A clause always has a verb, but that verb may be of two sorts:
- a finite verb clause: one inflected for person, number, and tense
- a non-finite verb clause: one that is NOT inflected for person, number, and tense
The clause further contains all the arguments for a verb. However, the subject argument is optional in non-finite verb clauses. These are the kind that you may have learned to call “verb phrases” rather than “verb clauses”.
Sometimes non-finite clauses do have subjects. Here’s an infinitive clause with a subject:
- For John to quit now would be a scandal.
That uses a for-complementizer to give to quit a subject of John.
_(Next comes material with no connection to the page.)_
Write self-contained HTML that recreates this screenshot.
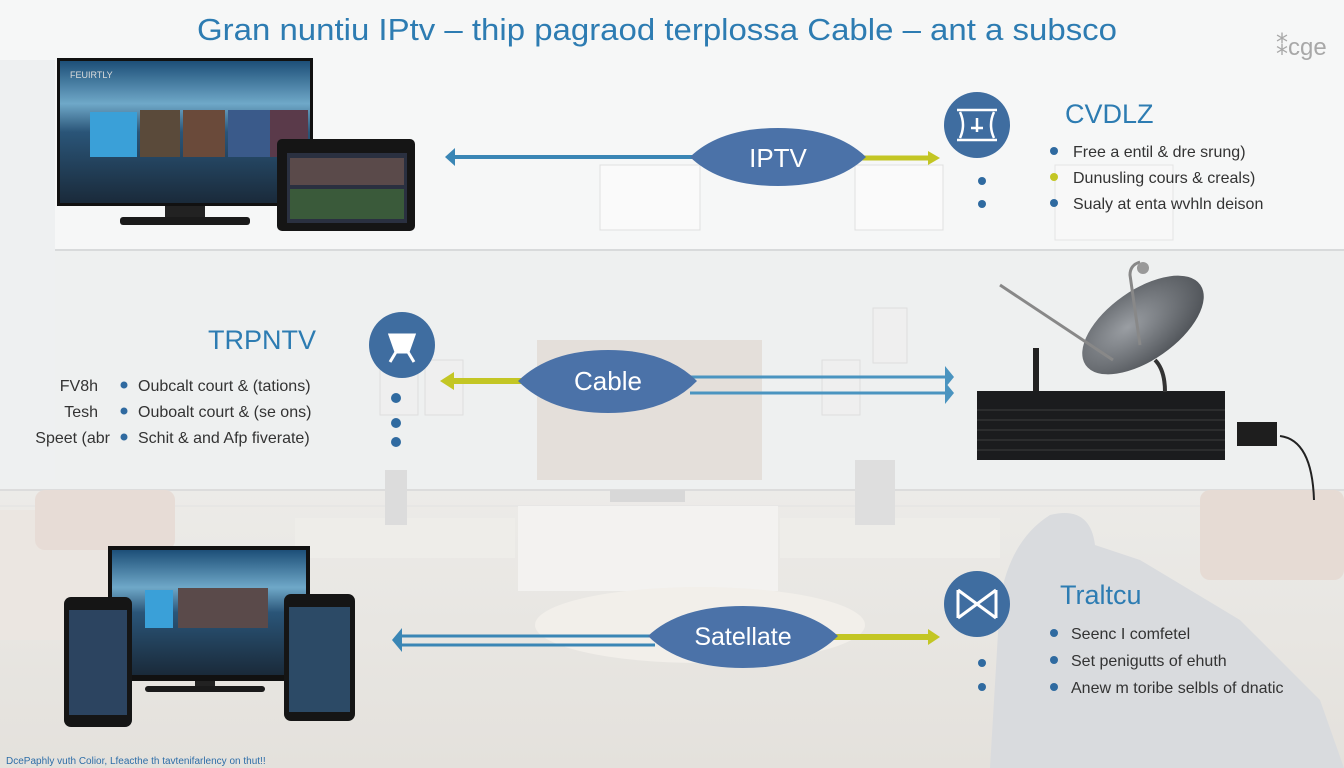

We keep the complementizer but insert a dummy-it when reversing that copula:
- It would be a scandal for John to quit now.
With -ing verbs, no for-complementizer is needed, nor allowed:
- John quitting now would be a scandal.
When your non-finite clause is a gerund–participle (GP) one, you can also use a possessive for the logical subject of the non-finite clause. These are both grammatical:
- I see John quitting now as completely scandalous.
- I see John’s quitting now as completely scandalous.
In your own example:
Walking to school, I spotted a car driving erratically toward me.
You have a gerund-participle (GP) clause that’s acting as some sort of adjunct. It’s an adjunct, not an argument. You can remove it without “breaking” your sentence.
Under one possible analysis, your GP clause would be considered an adnominal adjunct, one modifying only the subject. (It’s probably easier to call these by their shorter name, noun adjuncts.)
However, under another possible analysis your GP clause is an adverbial adjunct, one that applies to the predicate or the entire sentence as a whole.
A different kind of participle (the past/passive one, not the present/active one) can be used to form a nominative absolute:
- Breakfast finished, I hurried off to school.
Your GP clause is not an absolute construction the way that freestanding noun plus participle is in the example I just gave, but exactly which sort of adjunct you choose to call it — adnominal or adverbial — can be argued either way. And often is.
Consider these variants:
- Luckily, I spotted a car driving erratically toward me.
- Walking to school, I spotted a car driving erratically toward me.
- Ten minutes later, I spotted a car driving erratically toward me.
- Tuesday morning, I spotted a car driving erratically toward me.
- Early this morning, I spotted a car driving erratically toward me.
- Along my morning walk, I spotted a car driving erratically toward me.
To my mind those are all structurally similar in that they have some sort of adverbial phrase at their start, one which applies to the entire sentence following it. For your GP case, that’s easily converted into a normal prepositional phrase or subordinate clause:
- Upon walking to school, I spotted a car driving erratically toward me.
- When walking to school, I spotted a car driving erratically toward me.
- While walking to school, I spotted a car driving erratically toward me.
- While I was walking to school, I spotted a car driving erratically toward me.